Not surprised by this answer in the least. Liberal tech tip: try to remain as ignorant as possible to the truth.

You get an A+ so far!

You dont use a calendar? Lol

You make me laugh
 
You dont use a calendar? Lol

You make me laugh

What happened approximately 2020 years ago?

In case you didn't know, it has something to do with Jesus Christ.

I realize this seemingly simple step is very difficult for most dyed in the wool liberals to accept.

Now pick up your favorite crayon and start connecting the dots.

ps try to stay within the lines this time around. Your last supposition amounts to gibberish.
 
What happened approximately 2020 years ago?

In case you didn't know, it has something to do with Jesus Christ.

I realize this seemingly simple step is very difficult for most dyed in the wool liberals to accept.

Now pick up your favorite crayon and start connecting the dots.

ps try to stay within the lines this time around. Your last supposition amounts to gibberish.


Wow. How do people get away with this?
 
What happened approximately 2020 years ago?

In case you didn't know, it has something to do with Jesus Christ.

I realize this seemingly simple step is very difficult for most dyed in the wool liberals to accept.

Now pick up your favorite crayon and start connecting the dots.

ps try to stay within the lines this time around. Your last supposition amounts to gibberish.

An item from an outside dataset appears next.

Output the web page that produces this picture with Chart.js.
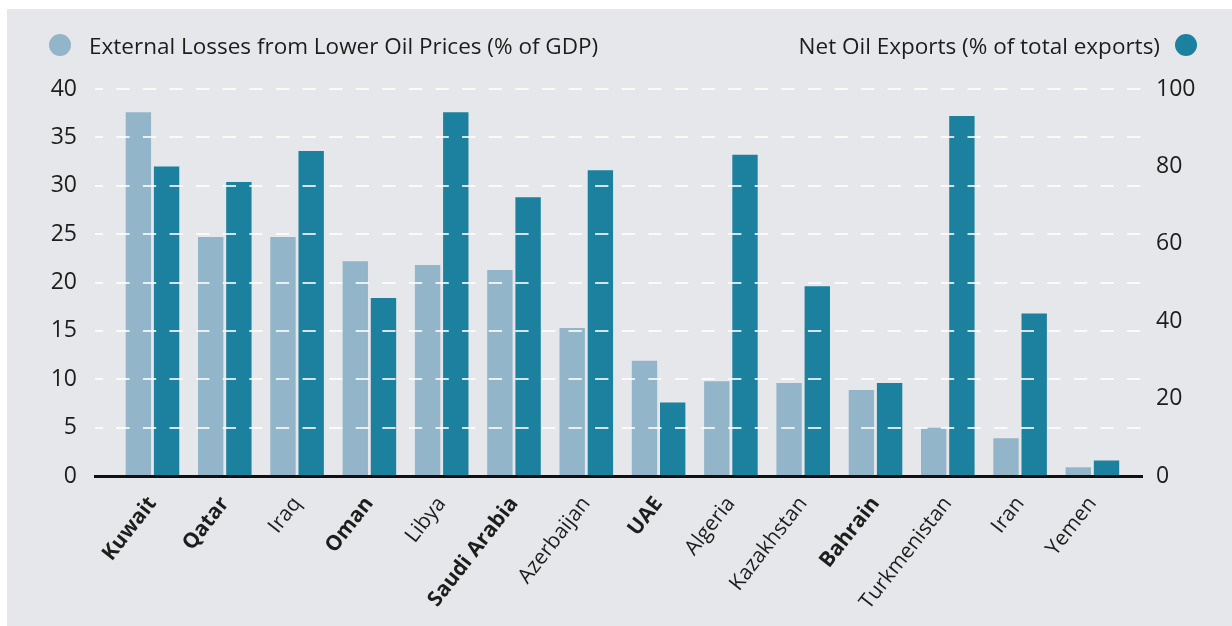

Not sure what your point is. His birth is traditionally used to mark time in the western world. But not in china. It's just a tradition. So?
 
Not sure what your point is. His birth is traditionally used to mark time in the western world. But not in china. It's just a tradition. So?

Of course, as predicted, it went right over your head.

High marks my friend, high marks! So far you've aced the test!